4. Japanese-made "Series" PDG Paramounts:
Oversized, lugged cromoly steel frames with completely functional Shimano drivetrain systems - some higher end then others. Depending on the model, one can conceivably pick one of these up for under $300. What isn't to like about that? Furthermore, if you think all Paramounts ride similar to the second-gen models (i.e., overbuilt and often "dead"), you might think differently after riding one.
3. Miyata 710:
How can you argue with a bike that comes stock with a triple-butted cromoly frame and Suntour Cyclone, and is often found on Craigslist under $250? You can't. Sure, it has that unmistakable Japanese-build look to it, no lug thinning, thick fork crown shoreline, boring dropout-to-stay treatment - but so does a high-end Team Fuji for twice the price.
2. Peugeot UO-8:
I debated on whether to consider this underrated - many of the folks here on the forum have caught onto the fact that Peugeot's high-tensile bargain 10 speed is a solid, inexpensive little frame. Furthermore, it isn't as heavy as one might think it is when upgraded with the right components (a simple Suntour FD, RD and shifters can solve the main weakness of the '70s-era UO's - the Simplex Prestiege groupset). Did I mention that they're plentiful? They might as well be the French Schwinn Continental - without the built-in boat anchor.

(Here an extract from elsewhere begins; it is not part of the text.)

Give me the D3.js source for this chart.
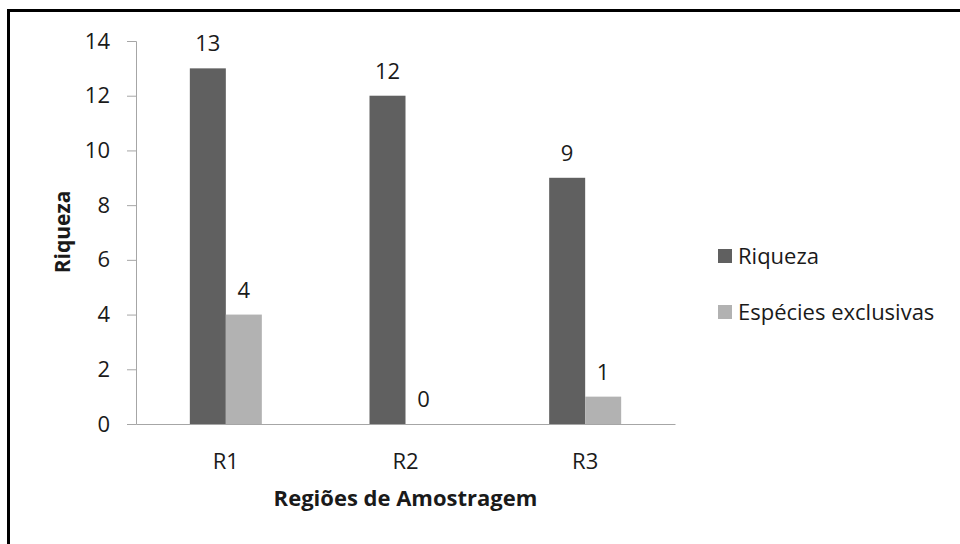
<!DOCTYPE html>
<html>
<head>
<meta charset="utf-8">
<script src="https://cdn.jsdelivr.net/npm/d3@7"></script>
<style>
  html, body { margin: 0; padding: 0; background: #fff; }
  svg { display: block; }
  text { font-family: "Open Sans", Lato, sans-serif; fill: #1a1a1a; }
</style>
</head>
<body>
<svg id="chart" width="960" height="544"></svg>
<script>
// Regions sampled and the two measures per region
const regions = ["R1", "R2", "R3"];
const seriesNames = ["Riqueza", "Espécies exclusivas"];
const riqueza = [13, 12, 9];
const exclusivas = [4, 0, 1];
const yTicks = [0, 2, 4, 6, 8, 10, 12, 14];
const colors = ["#606060", "#b2b2b2"];

const FONT = "'Open Sans', Lato, sans-serif";
const svg = d3.select("#chart");

// Outer frame (runs off the right and bottom edges)
svg.append("rect")
  .attr("x", 8.5).attr("y", 10.5)
  .attr("width", 1000).attr("height", 600)
  .attr("fill", "none").attr("stroke", "#000").attr("stroke-width", 3);

const plot = { left: 136, right: 675, top: 41, bottom: 424 };

const x = d3.scaleBand().domain(regions).range([plot.left, plot.right]);
const xs = d3.scaleBand().domain(seriesNames).range([0, 72]);
const y = d3.scaleLinear().domain([0, 14]).range([plot.bottom, plot.top]);

const rows = regions.map((r, i) => ({ region: r, values: [riqueza[i], exclusivas[i]] }));

// Y axis
const yAxis = svg.append("g")
  .attr("transform", `translate(${plot.left},0)`)
  .call(d3.axisLeft(y).tickValues(yTicks).tickSize(9).tickPadding(17).tickFormat(d3.format("d")));
yAxis.select(".domain").attr("stroke", "#a6a6a6");
yAxis.selectAll(".tick line").attr("stroke", "#a6a6a6");
yAxis.selectAll(".tick text").attr("font-size", 22).attr("fill", "#1a1a1a")
  .style("font-family", FONT);

// X axis
const xAxis = svg.append("g")
  .attr("transform", `translate(0,${plot.bottom})`)
  .call(d3.axisBottom(x).tickSize(0).tickPadding(29));
xAxis.select(".domain").attr("stroke", "#a6a6a6");
xAxis.selectAll(".tick text").attr("font-size", 22).attr("fill", "#1a1a1a")
  .style("font-family", FONT);

// Bars
const groups = svg.append("g").selectAll("g")
  .data(rows).join("g")
  .attr("transform", d => `translate(${x(d.region) + x.bandwidth() / 2 - 36},0)`);

groups.selectAll("rect")
  .data(d => d.values.map((v, k) => ({ name: seriesNames[k], value: v, k })))
  .join("rect")
  .attr("x", d => xs(d.name))
  .attr("width", xs.bandwidth())
  .attr("y", d => y(d.value))
  .attr("height", d => y(0) - y(d.value))
  .attr("fill", d => colors[d.k]);

// Value labels
groups.selectAll("text")
  .data(d => d.values.map((v, k) => ({ name: seriesNames[k], value: v, k })))
  .join("text")
  .attr("x", d => xs(d.name) + xs.bandwidth() / 2)
  .attr("y", d => y(d.value) - 17)
  .attr("text-anchor", "middle")
  .attr("font-size", 22)
  .text(d => d.value);

// Axis titles
svg.append("text")
  .attr("x", (plot.left + plot.right) / 2).attr("y", 506)
  .attr("text-anchor", "middle").attr("font-size", 22).attr("font-weight", "bold")
  .text("Regiões de Amostragem");

svg.append("text")
  .attr("transform", "translate(70,232) rotate(-90)")
  .attr("text-anchor", "middle").attr("font-size", 21).attr("font-weight", "bold")
  .text("Riqueza");

// Legend
const legend = svg.append("g").selectAll("g")
  .data(seriesNames).join("g")
  .attr("transform", (d, i) => `translate(718,${249 + i * 56})`);
legend.append("rect").attr("width", 14).attr("height", 14).attr("fill", (d, i) => colors[i]);
legend.append("text").attr("x", 20).attr("y", 14.5).attr("font-size", 22).text(d => d);
</script>
</body>
</html>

1. Raleigh Super Course (pre-1983):
I probably don't even need to introduce the Super Course. It was probably Raleigh's best-selling model with 531, and we all know what it is. It doesn't matter that the earlier models have stamped dropouts, and that some of the later '70s models were sloppy (like all late '70s Nottingham Raleigh products). They ride well, and you can do virtually anything with them (ask nlerner, king of Raleigh SC's). Best yet, it isn't entirely impossible to find one cheap - regardless of whether it is a first-gen SC, SC MkII, or the later third-gens. They're plentiful, reliable, versatile, and inexpensive.
(There are many others that I'm no doubt omitting. I can't think of them right now, and I'd probably be here for hours trying to figure out which belong in this list - it would end up being a top-10).